> Challenge: Extract every line of the material that holds the string "chart".

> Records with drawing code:
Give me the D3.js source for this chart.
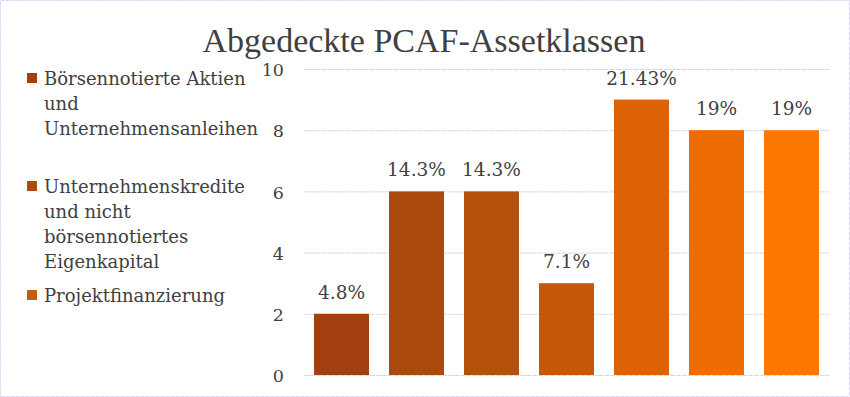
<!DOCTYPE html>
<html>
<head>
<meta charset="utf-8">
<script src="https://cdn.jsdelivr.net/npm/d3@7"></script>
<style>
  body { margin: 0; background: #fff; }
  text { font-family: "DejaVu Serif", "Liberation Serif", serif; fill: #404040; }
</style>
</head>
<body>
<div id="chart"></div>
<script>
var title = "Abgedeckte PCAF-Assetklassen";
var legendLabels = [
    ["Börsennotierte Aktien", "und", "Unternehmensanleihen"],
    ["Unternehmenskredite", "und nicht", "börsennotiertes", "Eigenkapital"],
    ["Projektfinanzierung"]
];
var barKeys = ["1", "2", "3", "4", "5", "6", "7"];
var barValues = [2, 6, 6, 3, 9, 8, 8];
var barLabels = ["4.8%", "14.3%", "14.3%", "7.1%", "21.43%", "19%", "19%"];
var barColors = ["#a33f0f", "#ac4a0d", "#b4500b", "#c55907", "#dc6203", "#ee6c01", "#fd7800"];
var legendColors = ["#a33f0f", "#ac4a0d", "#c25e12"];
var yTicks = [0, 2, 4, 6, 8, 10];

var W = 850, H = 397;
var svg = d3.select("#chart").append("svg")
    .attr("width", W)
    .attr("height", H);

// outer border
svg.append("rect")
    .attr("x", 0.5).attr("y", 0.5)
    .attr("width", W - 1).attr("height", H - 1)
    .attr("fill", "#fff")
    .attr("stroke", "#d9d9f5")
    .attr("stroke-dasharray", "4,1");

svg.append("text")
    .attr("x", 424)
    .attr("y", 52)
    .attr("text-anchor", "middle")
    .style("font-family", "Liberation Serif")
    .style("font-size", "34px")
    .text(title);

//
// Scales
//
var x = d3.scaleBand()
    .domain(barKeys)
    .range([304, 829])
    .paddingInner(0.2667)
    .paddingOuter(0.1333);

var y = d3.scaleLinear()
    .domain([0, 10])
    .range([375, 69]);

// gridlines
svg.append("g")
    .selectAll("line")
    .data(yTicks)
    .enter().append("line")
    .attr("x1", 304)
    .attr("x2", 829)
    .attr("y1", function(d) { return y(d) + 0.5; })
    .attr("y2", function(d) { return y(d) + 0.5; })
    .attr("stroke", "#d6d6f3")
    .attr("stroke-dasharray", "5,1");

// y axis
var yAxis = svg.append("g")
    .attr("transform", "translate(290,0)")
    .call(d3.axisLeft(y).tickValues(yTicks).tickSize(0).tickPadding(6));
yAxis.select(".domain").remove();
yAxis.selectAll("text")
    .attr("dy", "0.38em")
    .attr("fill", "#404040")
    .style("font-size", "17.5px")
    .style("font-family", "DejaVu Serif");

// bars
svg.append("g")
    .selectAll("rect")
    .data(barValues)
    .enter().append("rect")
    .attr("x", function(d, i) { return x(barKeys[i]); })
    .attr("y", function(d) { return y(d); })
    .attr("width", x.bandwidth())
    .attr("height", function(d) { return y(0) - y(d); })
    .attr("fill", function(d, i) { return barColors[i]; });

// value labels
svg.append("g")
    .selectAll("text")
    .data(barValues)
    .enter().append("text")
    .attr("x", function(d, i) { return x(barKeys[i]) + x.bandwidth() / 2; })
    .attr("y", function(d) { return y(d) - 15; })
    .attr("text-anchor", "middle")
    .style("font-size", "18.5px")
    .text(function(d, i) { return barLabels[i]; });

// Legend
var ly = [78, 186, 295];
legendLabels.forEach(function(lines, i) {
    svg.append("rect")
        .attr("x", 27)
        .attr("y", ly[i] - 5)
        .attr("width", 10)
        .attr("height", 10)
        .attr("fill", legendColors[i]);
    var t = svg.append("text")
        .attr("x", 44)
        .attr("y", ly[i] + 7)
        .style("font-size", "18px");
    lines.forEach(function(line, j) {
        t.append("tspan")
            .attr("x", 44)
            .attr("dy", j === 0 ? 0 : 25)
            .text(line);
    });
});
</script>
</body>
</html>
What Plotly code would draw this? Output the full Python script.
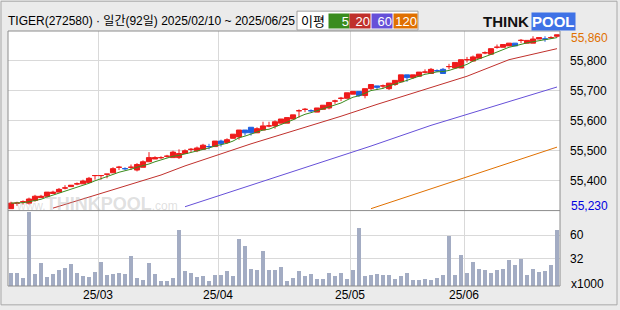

> Solution to this problem:
Give me the D3.js source for this chart.
<div id="chart"></div>
var svg = d3.select("#chart").append("svg")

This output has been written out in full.